Alla sinistra interna che denuncia un partito in crisi, il premier e segretario oggi ribatterà dicendo che «il modello Pd è vincente». Che il suo Pd «è la storia di un successo». Perché «è l’unico partito in salute in Italia. Anzi, forse l’unico partito...». E perché è «anche l’unico a vincere in Europa», come dimostra la crisi del Ps francese, della Spd tedesca, del Labour inglese e come prova la vittoria elettorale di maggio, «che fa del Pd il partito di governo con più voti».



Guai invece a parlare di “Partito della nazione”: «Quel nome non ci piace», dicono al Nazareno, «ricorda il partito nazional fascista di Mussolini».

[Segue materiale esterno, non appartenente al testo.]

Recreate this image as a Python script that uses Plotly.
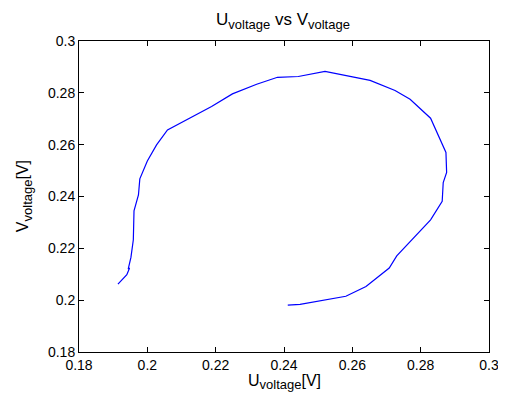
import plotly.graph_objects as go

u_voltage = [0.1914, 0.1940, 0.1948, 0.1944, 0.1952, 0.1959, 0.1961, 0.1974, 0.1978,
             0.2000, 0.2027, 0.2059, 0.2188, 0.2249, 0.2320, 0.2381, 0.2442, 0.2520,
             0.2652, 0.2725, 0.2769, 0.2829, 0.2874, 0.2876, 0.2866, 0.2863, 0.2829,
             0.2793, 0.2730, 0.2708, 0.2640, 0.2581, 0.2447, 0.2411]
v_voltage = [0.2062, 0.2098, 0.2124, 0.2120, 0.2165, 0.2233, 0.2345, 0.2406, 0.2468,
             0.2537, 0.2599, 0.2657, 0.2747, 0.2796, 0.2833, 0.2860, 0.2863, 0.2883,
             0.2848, 0.2809, 0.2775, 0.2702, 0.2570, 0.2493, 0.2454, 0.2381, 0.2310,
             0.2259, 0.2171, 0.2124, 0.2053, 0.2015, 0.1984, 0.1981]

x_ticks = [0.18, 0.2, 0.22, 0.24, 0.26, 0.28, 0.3]
x_tick_labels = ["0.18", "0.2", "0.22", "0.24", "0.26", "0.28", "0.3"]
y_ticks = [0.18, 0.2, 0.22, 0.24, 0.26, 0.28, 0.3]
y_tick_labels = ["0.18", "0.2", "0.22", "0.24", "0.26", "0.28", "0.3"]

font = "Liberation Sans, Arial, sans-serif"
SUB = "<sub><span style='font-size:13px'>voltage</span></sub>"

fig = go.Figure()
fig.add_trace(go.Scatter(x=u_voltage, y=v_voltage, mode="lines",
                         line=dict(color="#0000ff", width=1.2), showlegend=False))

axis_common = dict(showgrid=False, zeroline=False, showline=True, linecolor="black",
                   linewidth=1, mirror="ticks", ticks="inside", ticklen=5,
                   tickcolor="black", tickwidth=1, automargin=False,
                   ticklabeloverflow="allow",
                   tickfont=dict(family=font, size=14, color="black"))

# the page body has an 8px default margin, so the figure is offset by (8, 8)
fig.update_layout(
    width=498, height=385,
    paper_bgcolor="white", plot_bgcolor="white",
    margin=dict(l=71, r=17, t=33, b=41),
    font=dict(family=font, size=14, color="black"),
    xaxis=dict(range=[0.18, 0.3], tickvals=x_ticks, ticktext=x_tick_labels, **axis_common),
    yaxis=dict(range=[0.18, 0.3], tickvals=y_ticks, ticktext=y_tick_labels, **axis_common),
    annotations=[
        dict(text="U" + SUB + " vs V" + SUB, xref="paper", yref="paper",
             x=0.497, y=1.065, xanchor="center", yanchor="middle", showarrow=False,
             font=dict(family=font, size=17, color="black")),
        dict(text="U" + SUB + "[V]", xref="paper", yref="paper",
             x=0.5, y=-0.098, xanchor="center", yanchor="middle", showarrow=False,
             font=dict(family=font, size=16, color="black")),
        dict(text="V" + SUB + "[V]", xref="paper", yref="paper", textangle=-90,
             x=-0.135, y=0.5, xanchor="center", yanchor="middle", showarrow=False,
             font=dict(family=font, size=16, color="black")),
    ],
)

fig.write_html("out.html")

Non mancano i problemi. Renzi dirà che bisogna trovare il modo per non rendere episodico il contributo dei tre milioni di cittadini che costituiscono il “popolo delle primarie”. «Non possono sparire tra un voto e l’altro», sostiene Tonini. E farà sapere, il premier, che i soldi sono pochi e occorre sensibilizzare «la gente sul contributo del 2 per mille». Come bisogna vigilare sulla «qualità» degli iscritti («non basta la quantità!»), garantendo trasparenza nelle procedure di tesseramento.